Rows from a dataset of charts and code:
╔══

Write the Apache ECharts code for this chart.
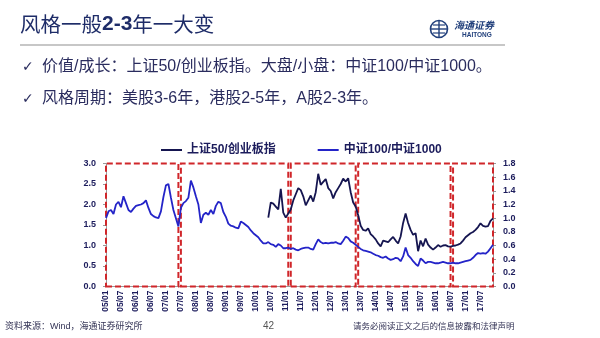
<!DOCTYPE html>
<html>
<head>
<meta charset="utf-8">
<script src="https://cdn.jsdelivr.net/npm/echarts@6/dist/echarts.min.js"></script>
<style>
html,body{margin:0;padding:0;background:#fff;}
#chart{width:600px;height:338px;}
</style>
</head>
<body>
<div id="chart"></div>
<script>
// ---- Data ----
const startYear = 2005, startMonth = 1, monthCount = 156; // 2005-01 .. 2017-12
const seriesNames = ['上证50/创业板指', '中证100/中证1000'];
// 中证100/中证1000 (right axis), monthly from 2005-01
const csi100_1000 = [
  1.00,1.10,1.12,1.06,1.20,1.24,1.16,1.32,1.22,1.12,
  1.09,1.14,1.18,1.19,1.20,1.22,1.26,1.15,1.06,1.03,
  1.01,1.00,1.10,1.31,1.48,1.50,1.30,1.12,1.00,0.88,
  1.15,1.22,1.25,1.30,1.55,1.45,1.32,1.20,0.93,1.05,
  1.08,1.05,1.12,1.06,1.18,1.24,1.22,1.09,1.02,0.92,
  0.89,0.88,0.86,0.85,0.95,0.93,0.90,0.87,0.82,0.78,
  0.75,0.72,0.67,0.63,0.63,0.65,0.62,0.61,0.58,0.62,
  0.60,0.56,0.56,0.57,0.55,0.56,0.54,0.53,0.55,0.56,
  0.57,0.57,0.55,0.54,0.62,0.69,0.65,0.63,0.64,0.63,
  0.64,0.64,0.65,0.63,0.62,0.67,0.73,0.71,0.66,0.64,
  0.61,0.58,0.55,0.53,0.52,0.51,0.50,0.48,0.46,0.45,
  0.43,0.42,0.44,0.41,0.39,0.40,0.42,0.41,0.37,0.44,
  0.57,0.46,0.42,0.37,0.33,0.30,0.41,0.38,0.34,0.36,
  0.36,0.35,0.34,0.34,0.35,0.36,0.35,0.34,0.34,0.35,
  0.34,0.34,0.35,0.36,0.37,0.38,0.39,0.42,0.46,0.49,
  0.48,0.49,0.48,0.51,0.56,0.61
];
// 上证50/创业板指 (left axis), monthly from 2010-06
const sz50CybStart = '2010-06';
const sz50_cyb = [
  1.68,2.05,2.02,1.95,1.88,2.38,1.80,1.68,1.78,1.88,
  2.10,2.25,2.40,2.35,2.20,1.98,2.10,2.22,2.07,2.30,
  2.75,2.48,2.55,2.62,2.40,2.33,2.15,2.30,2.40,2.50,
  2.63,2.56,2.64,2.30,2.05,1.95,1.74,1.48,1.38,1.36,
  1.42,1.28,1.22,1.15,1.05,0.98,1.12,1.10,1.08,1.15,
  1.21,1.12,1.05,1.22,1.55,1.78,1.55,1.38,1.26,1.30,
  0.86,1.12,0.98,1.17,1.02,0.95,0.90,0.95,1.01,0.97,
  1.00,1.01,0.98,0.97,0.99,1.00,1.02,1.05,1.12,1.20,
  1.25,1.30,1.33,1.38,1.45,1.54,1.48,1.46,1.47,1.60,
  1.66
];
// style regimes (red dashed boxes)
const regimes = [
  ['2005-01','2007-06'],
  ['2007-07','2011-02'],
  ['2011-03','2013-05'],
  ['2013-06','2016-07'],
  ['2016-08','2017-12']
];
const leftTicks = {min:0, max:3.0, interval:0.5};
const rightTicks = {min:0, max:1.8, interval:0.2};

// ---- Build categories ----
const months = [];
for (let i = 0; i < monthCount; i++) {
  const y = startYear + Math.floor((startMonth - 1 + i) / 12);
  const m = (startMonth - 1 + i) % 12 + 1;
  months.push(y + '-' + (m < 10 ? '0' + m : m));
}
const darkStartIdx = months.indexOf(sz50CybStart);
const darkData = sz50_cyb.map((v, i) => [months[darkStartIdx + i], v]);

const navy = '#1c1c5c';
const labelFont = {color: navy, fontWeight: 'bold', fontFamily: 'Liberation Sans, Arial, sans-serif'};

const chart = echarts.init(document.getElementById('chart'), null, {renderer: 'canvas'});
chart.setOption({
  backgroundColor: '#fff',
  animation: false,
  grid: {left: 106, right: 107, top: 163.5, bottom: 51.5},
  legend: {
    left: 156, top: 139, icon: 'rect', itemWidth: 21, itemHeight: 2, itemGap: 42,
    textStyle: {color: navy, fontSize: 12, fontWeight: 'bold', fontFamily: 'Liberation Sans, Noto Sans CJK SC, sans-serif'},
    data: seriesNames
  },
  xAxis: {
    type: 'category', data: months, boundaryGap: false,
    axisLine: {show: true, lineStyle: {color: '#999'}},
    axisTick: {show: false},
    axisLabel: Object.assign({
      interval: 5, rotate: 90, fontSize: 8.5, margin: 4,
      formatter: v => v.slice(2, 4) + '/' + v.slice(5, 7)
    }, labelFont),
    splitLine: {show: false}
  },
  yAxis: [
    {
      type: 'value', min: leftTicks.min, max: leftTicks.max, interval: leftTicks.interval,
      axisLine: {show: true, lineStyle: {color: '#999'}},
      axisTick: {show: true, length: 3, lineStyle: {color: '#999'}},
      axisLabel: Object.assign({fontSize: 9, margin: 10, formatter: v => v.toFixed(1)}, labelFont),
      splitLine: {show: false}
    },
    {
      type: 'value', min: rightTicks.min, max: rightTicks.max, interval: rightTicks.interval,
      axisLine: {show: true, lineStyle: {color: '#999'}},
      axisTick: {show: true, length: 3, lineStyle: {color: '#999'}},
      axisLabel: Object.assign({fontSize: 9, margin: 10, formatter: v => v.toFixed(1)}, labelFont),
      splitLine: {show: false}
    }
  ],
  series: [
    {
      name: seriesNames[0], type: 'line', yAxisIndex: 0, data: darkData,
      showSymbol: false, symbol: 'none', color: '#151550',
      lineStyle: {width: 1.8, color: '#151550'}, z: 3
    },
    {
      name: seriesNames[1], type: 'line', yAxisIndex: 1, data: csi100_1000,
      showSymbol: false, symbol: 'none', color: '#2424c8',
      lineStyle: {width: 1.8, color: '#2424c8'}, z: 2,
      markArea: {
        silent: true,
        itemStyle: {color: 'rgba(0,0,0,0)', borderColor: '#d0262a', borderWidth: 2, borderType: [6, 3]},
        data: regimes.map(r => [{xAxis: r[0]}, {xAxis: r[1]}])
      }
    }
  ],
  graphic: [
    {type: 'text', left: 20, top: 14, style: {
      text: '{a|风格一般}{b|2-3}{a|年一大变}',
      rich: {
        a: {fontSize: 20.5, fontFamily: 'Noto Sans CJK SC', fill: '#1e2c68'},
        b: {fontSize: 21, fontWeight: 'bold', fontFamily: 'Liberation Sans', fill: '#1e2c68'}
      }
    }},
    {type: 'line', shape: {x1: 20, y1: 45, x2: 505, y2: 45}, style: {stroke: '#b4b4b4', lineWidth: 1.5}},
    // logo
    {type: 'circle', shape: {cx: 439, cy: 29, r: 8.5}, style: {stroke: '#22407c', fill: 'none', lineWidth: 1.6}},
    {type: 'line', shape: {x1: 431, y1: 29, x2: 447, y2: 29}, style: {stroke: '#22407c', lineWidth: 1.4}},
    {type: 'line', shape: {x1: 439, y1: 21, x2: 439, y2: 37}, style: {stroke: '#22407c', lineWidth: 1.4}},
    {type: 'line', shape: {x1: 433, y1: 25, x2: 445, y2: 25}, style: {stroke: '#22407c', lineWidth: 1.2}},
    {type: 'line', shape: {x1: 433, y1: 33, x2: 445, y2: 33}, style: {stroke: '#22407c', lineWidth: 1.2}},
    {type: 'text', left: 454, top: 20, style: {text: '海通证券', fontSize: 10, fontStyle: 'italic', fontWeight: 'bold', fontFamily: 'Noto Sans CJK SC', fill: '#22407c'}},
    {type: 'text', left: 462, top: 32, style: {text: 'HAITONG', fontSize: 6.5, fontWeight: 'bold', fontFamily: 'Liberation Sans', fill: '#22407c'}},
    // bullets
    {type: 'text', left: 22, top: 60, style: {text: '✓', fontSize: 14, fontFamily: 'DejaVu Sans', fill: '#2a2c5e'}},
    {type: 'text', left: 42, top: 59, style: {
      text: '价值/成长：上证50/创业板指。大盘/小盘：中证100/中证1000。',
      fontSize: 16, fontFamily: 'Liberation Sans, Noto Sans CJK SC', fill: '#2a2c5e'}},
    {type: 'text', left: 22, top: 92, style: {text: '✓', fontSize: 14, fontFamily: 'DejaVu Sans', fill: '#2a2c5e'}},
    {type: 'text', left: 42, top: 91, style: {
      text: '风格周期：美股3-6年，港股2-5年，A股2-3年。',
      fontSize: 16, fontFamily: 'Liberation Sans, Noto Sans CJK SC', fill: '#2a2c5e'}},
    // footer
    {type: 'text', left: 5, top: 322, style: {text: '资料来源：Wind，海通证券研究所', fontSize: 9, fontFamily: 'Liberation Sans, Noto Sans CJK SC', fill: '#333355'}},
    {type: 'text', left: 263, top: 321, style: {text: '42', fontSize: 10, fontFamily: 'Liberation Sans', fill: '#555'}},
    {type: 'text', left: 353, top: 322, style: {text: '请务必阅读正文之后的信息披露和法律声明', fontSize: 8.5, fontFamily: 'Noto Sans CJK SC', fill: '#333355'}}
  ]
});
</script>
</body>
</html>
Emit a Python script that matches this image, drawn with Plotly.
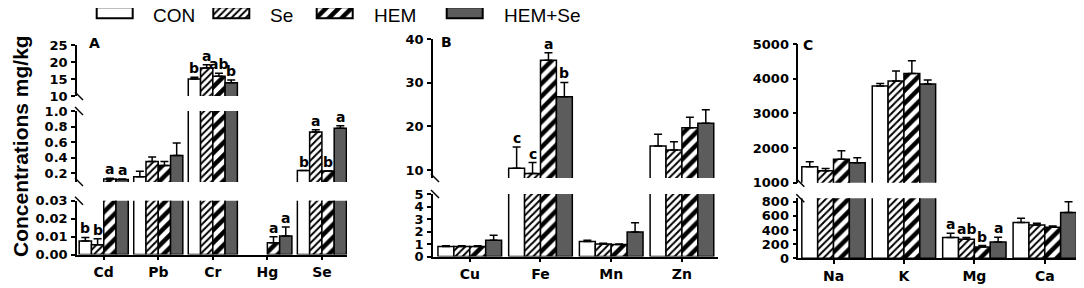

╚══

_WORK TO COMPLETE_
Write down every line of the data above that includes the string "script".

_RESPONSE TO THIS TASK_
<script src="https://cdn.jsdelivr.net/npm/echarts@6/dist/echarts.min.js"></script>
<script>
</script>
Emit a Python script that matches this image, drawn with Plotly.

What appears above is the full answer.